=== What to produce ===
Starting at the top of the entries below, write out each line up to and including the one containing "import * as". Leave the pictures out.

=== Saved data entries ===
════════════════════
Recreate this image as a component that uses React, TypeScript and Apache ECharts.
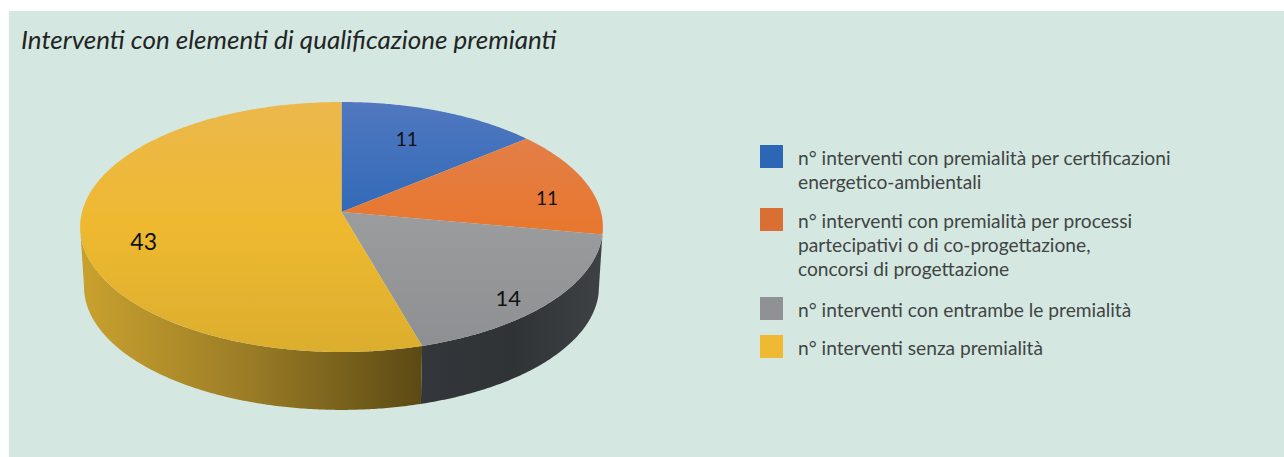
import React, { useEffect, useRef } from "react";
import * as echarts from "echarts";

const titleText = "Interventi con elementi di qualificazione premianti";
const categories = [
  "n° interventi con premialità per certificazioni\nenergetico-ambientali",
  "n° interventi con premialità per processi\npartecipativi o di co-progettazione,\nconcorsi di progettazione",
  "n° interventi con entrambe le premialità",
  "n° interventi senza premialità",
];
const values = [11, 11, 14, 43];
const swatchColors = ["#2b67b5", "#d96f33", "#8f9195", "#efb931"];
const topStops = [
  ["#5178c0", "#2d68b6", "#2560ae"],
  ["#e08252", "#e8772f", "#dd6c2e"],
  ["#9ea4a4", "#999b9c", "#8d8f92"],
  ["#ecb84c", "#eeb92f", "#dcae2e"],
];
const wallStops = [
  ["#1c3f70", "#1c3f70"],
  ["#8a4a20", "#8a4a20"],
  ["#33363a", "#303336", "#3f4245"],
  ["#c9a12e", "#9a7c26", "#5c4a14"],
];
const swatchTops = [145, 208, 297, 335];

// disc geometry
const CX = 341.5, CY = 212, RX = 259.5, RY = 123.2, PERSP = 0.12;
const WALL_H = 60, WALL_K = 0.985;
const TOP_Y0 = 102, TOP_Y1 = 352;
const WALL_LIMIT = (Math.acos(-PERSP) * 180) / Math.PI;
// label anchor: fraction of radius along the mid-angle, plus a vertical shift
const labelAnchors = [[0.635, -7], [0.84, 11], [0.81, 14], [0.76, 16]];
const labelSizes = [19, 19, 22, 23];

function project(deg: number, r = 1) {
  const t = (deg * Math.PI) / 180;
  const u = Math.sin(t) * r, v = -Math.cos(t) * r;
  const d = 1 - PERSP * v;
  return [CX + (RX * u) / d, CY + (RY * v) / d];
}
function arc(a: number, b: number) {
  const n = Math.max(2, Math.ceil(Math.abs(b - a) / 0.5));
  const pts: number[][] = [];
  for (let i = 0; i <= n; i++) pts.push(project(a + ((b - a) * i) / n));
  return pts;
}
function lower(p: number[]) {
  return [CX + (p[0] - CX) * WALL_K, CY + (p[1] - CY) * WALL_K + WALL_H];
}
function grad(x0: number, y0: number, x1: number, y1: number, cols: string[]) {
  return new echarts.graphic.LinearGradient(
    x0, y0, x1, y1,
    cols.map((color, i) => ({ offset: i / (cols.length - 1), color })),
    true
  );
}

export default function App() {
  const ref = useRef<HTMLDivElement>(null);
  useEffect(() => {
    document.body.style.margin = "0";
    const chart = echarts.init(ref.current!, undefined, { renderer: "svg" });
    const total = values.reduce((a, b) => a + b, 0);
    const angles: number[] = [0];
    values.forEach((v, i) => angles.push(angles[i] + (v / total) * 360));

    const legendGraphics: any[] = [];
    categories.forEach((c, i) => {
      legendGraphics.push({
        type: "rect",
        shape: { x: 760, y: swatchTops[i], width: 23, height: 23 },
        style: { fill: swatchColors[i] },
      });
      legendGraphics.push({
        type: "text",
        x: 798,
        y: swatchTops[i],
        style: {
          text: c,
          fill: "#414444",
          font: "400 19.2px Lato",
          lineHeight: 24,
          textVerticalAlign: "top",
        },
      });
    });

    chart.setOption({
      animation: false,
      backgroundColor: "transparent",
      title: {
        text: titleText,
        left: 21,
        top: 26,
        padding: 0,
        textStyle: {
          fontFamily: "Lato",
          fontStyle: "italic",
          fontWeight: 400,
          fontSize: 26,
          color: "#222524",
        },
      },
      graphic: [
        {
          type: "rect",
          z: -10,
          shape: { x: 9, y: 11, width: 1275, height: 446 },
          style: { fill: "#d4e8e1" },
        },
        ...legendGraphics,
      ],
      series: [
        {
          type: "custom",
          coordinateSystem: "none",
          data: values.map((v, i) => ({ name: categories[i], value: v })),
          silent: true,
          renderItem: (params: any) => {
            const i = params.dataIndex;
            const a = angles[i], b = angles[i + 1];
            const children: any[] = [];
            const wa = Math.max(a, WALL_LIMIT), wb = Math.min(b, 360 - WALL_LIMIT);
            if (wb > wa) {
              const upper = arc(wa, wb);
              const poly = upper.concat(upper.map(lower).reverse());
              const xs = poly.map((p) => p[0]);
              children.push({
                type: "polygon",
                shape: { points: poly },
                style: {
                  fill: grad(Math.min(...xs), 0, Math.max(...xs), 0, wallStops[i]),
                },
              });
            }
            const top = [[CX, CY]].concat(arc(a, b));
            children.push({
              type: "polygon",
              shape: { points: top },
              style: { fill: grad(0, TOP_Y0, 0, TOP_Y1, topStops[i]) },
            });
            const [rf, dy] = labelAnchors[i];
            const p = project((a + b) / 2, rf);
            children.push({
              type: "text",
              x: p[0],
              y: p[1] + dy,
              z2: 10,
              style: {
                text: String(values[i]),
                fill: "#111111",
                font: `400 ${labelSizes[i]}px Lato`,
                textAlign: "center",
                textVerticalAlign: "middle",
              },
            });
            return { type: "group", children };
          },
        },
      ],
    });
    return () => chart.dispose();
  }, []);
  return (
    <div
      ref={ref}
      style={{ position: "absolute", left: 0, top: 0, width: 1284, height: 457, background: "#ffffff" }}
    />
  );
}
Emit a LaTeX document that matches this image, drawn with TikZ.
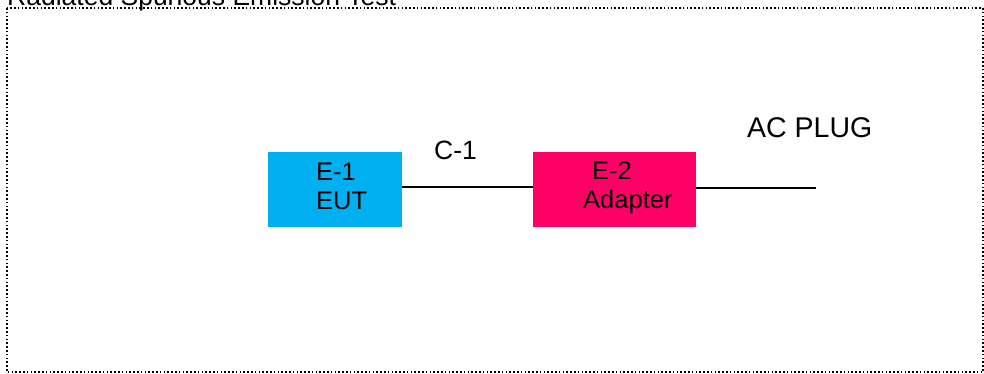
════════════════════
=== Result for this exercise ===
Recreate this image as a component that uses React, TypeScript and Apache ECharts.
import React, { useEffect, useRef } from "react";
import * as echarts from "echarts";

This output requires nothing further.